In return, Wax would agree “not to disparage the University” over the two-year-long process to which it subjected her. She would also waive her right to sue Penn or disclose the evidence she had presented in internal hearings to clear her name, including testimony from former students who called into question the charges against her.

Wax refused to sign the non-disparagement clause, she told the Free Beacon. The result was a breakdown in settlement talks and the imposition of the harsher sanctions originally approved by former Penn president Liz Magill, who signed off on the pay cuts for Wax one month before she defended the rights of professors and students to call for the annihilation of the Jewish state.

“It doesn’t surprise me one iota administrators tried to pay [Wax] out to keep her quiet,” said Alex Morey, who leads FIRE’s campus advocacy programs. “In fact, that seems very much on brand for Penn these days.”

The draft agreement, which has not been previously reported, underscores Penn’s anxieties about a case that became a major liability in the wake of the Oct. 7 attacks, when Magill and other officials said they couldn’t punish anti-Semitic speech because of Penn’s supposed adherence to the First Amendment.

The university took no action against a cartoonist who depicted “Zionists” drinking the blood of Gazans, for example, or against students and professors who celebrated the worst pogrom since the Shoah. But Magill did agree to sanction Wax for saying, among other things, that diversity officials “couldn’t be scholars if their life depended on it.”

The double standard attracted a raft of ridicule and became Exhibit A in Wax’s argument that she was the victim of selective prosecution. It also created ammunition for a possible lawsuit—Wax had said she would sue the university if it sanctioned her—a threat that hung over the settlement talks and may have made Penn more willing to engage in them.

It is rare for universities to sanction tenured professors and all but unheard of for them to do so over political speech. Penn made an exception for Wax, the school said on Tuesday, because her “sweeping and derogatory generalizations about groups” amounted to “targeted disparagement.”

Those generalizations included the claim that black law students “rarely” finish in the top of their class—a statement Penn said breached the confidentiality of student grades—and arguments about racial differences in IQ.

Other offenses were more banal, such as Wax commenting that “family breakdown” had harmed African Americans. In a 2023 memo recommending sanctions against Wax—which became the basis for the pay cuts announced Tuesday—a university panel described that comment as an example of “inequitably targeted disrespect.”

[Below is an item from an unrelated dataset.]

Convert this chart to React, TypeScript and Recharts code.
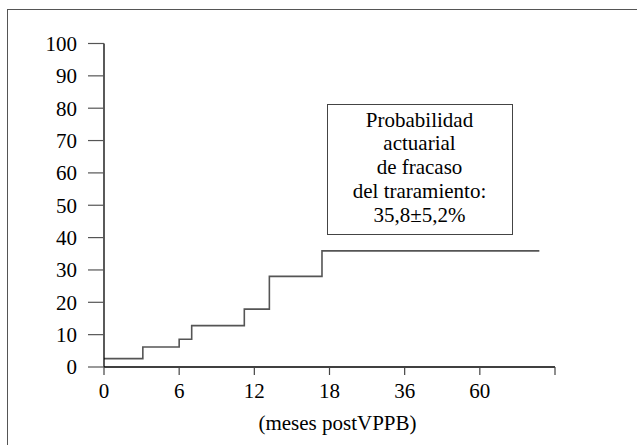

The further the case progressed, the more controversial it became. Leaks about the proceedings, which often violated norms of due process, alarmed academic freedom watchdogs and drew fire from both sides of the political spectrum. Wax herself lambasted the process in interviews and podcasts—one of which was titled the “DEI Witch Hunt at Penn Law”—keeping the case in the news as the university did damage control over the disastrous congressional testimony that cost Magill her job.

The settlement agreement would have put the kibosh on further controversy. That is why, Wax told the Free Beacon, she repeatedly refused to sign it.

“This case is about free expression,” Wax said. “Penn wanted absolute silence. The big question is: Why do they want to hide what they’re doing?”

A spokesman for the university declined to comment on the draft settlement deal, referring the Free Beacon to a public reprimand of Wax issued by Penn provost John Jackson.

“Academic freedom is and should be very broad,” the reprimand reads. “Teachers, however, must conduct themselves in a manner that conveys a willingness to assess all students fairly. They may not engage in unprofessional conduct that creates an unequal educational environment.”